Mesoscale Models and Numerical Algorithms for Fracture of Solids

Abstract

A new mass conservative mesoscale model for the simulation of fracture of solid materials has been developed. Our representation of solids by spring networks contains two degrees of freedom necessary to match real material properties and exhibits a stable Poisson ratio. The algorithm is based on the energy minimization of the network of triangular springs with critical strain and splitting of overstressed bonds and connected to them nodes ensuring the conservation of mass during the crack evolution. An algorithm to resolve the mesh folding and overlapping for the simulation of compressed materials has been developed by introducing special energy penalty terms. The main emphasis of the research is on the study of brittle fracture but elasto-plastic models for springs have also been developed for the simulation of plastic deformations with limited shear bands. Two regimes of the brittle fracture have been onsidered: adiabatically slow deformation and breakup and instantaneously fast deformation and the formation and propagation of cracks in stressed materials. Parallel software for the fracture of brittle materials under strain has been developed with the integration of packages TAO and Global Arrays.

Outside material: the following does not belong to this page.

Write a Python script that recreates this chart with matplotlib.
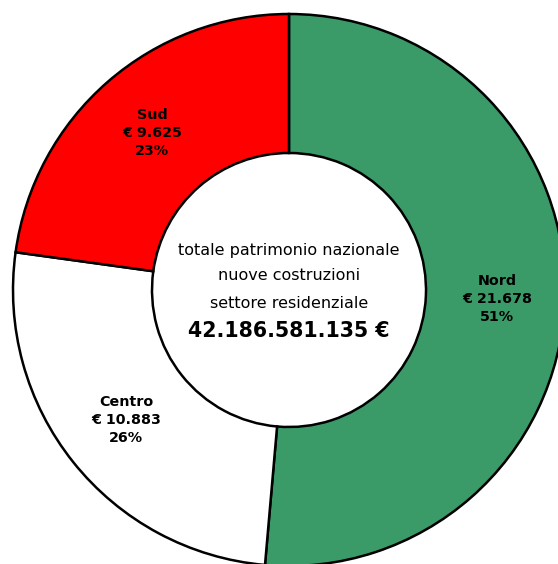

A Schwartz-type overlapping domain decomposition and the corresponding acceleration techniques have also been studied. Three different visualization techniques have been developed to capture details of fractured zones in 3D. The software has been applied to the simulation of fracture of solids under slow stretching deformations, the rapid disintegration of highly tempered glasses in the phenomenon called the Prince Rupert Drop, and the fracture of thin brittle discs hit by high velocity projectiles. The bifurcation of the fracture dynamics from the growth of the comminuted zone to the propagation of isolated radial cracks, typical for the fracture of glass sheets and thin ceramic plates hit by projectiles, has been reproduced in our numerical experiments and scaling studies involving the change of material properties and projectile velocity have been performed. The fracture model has also been used in a coupled multiscale simulation of the nuclear fuel rod failure within a study of nuclear reactor safety issues.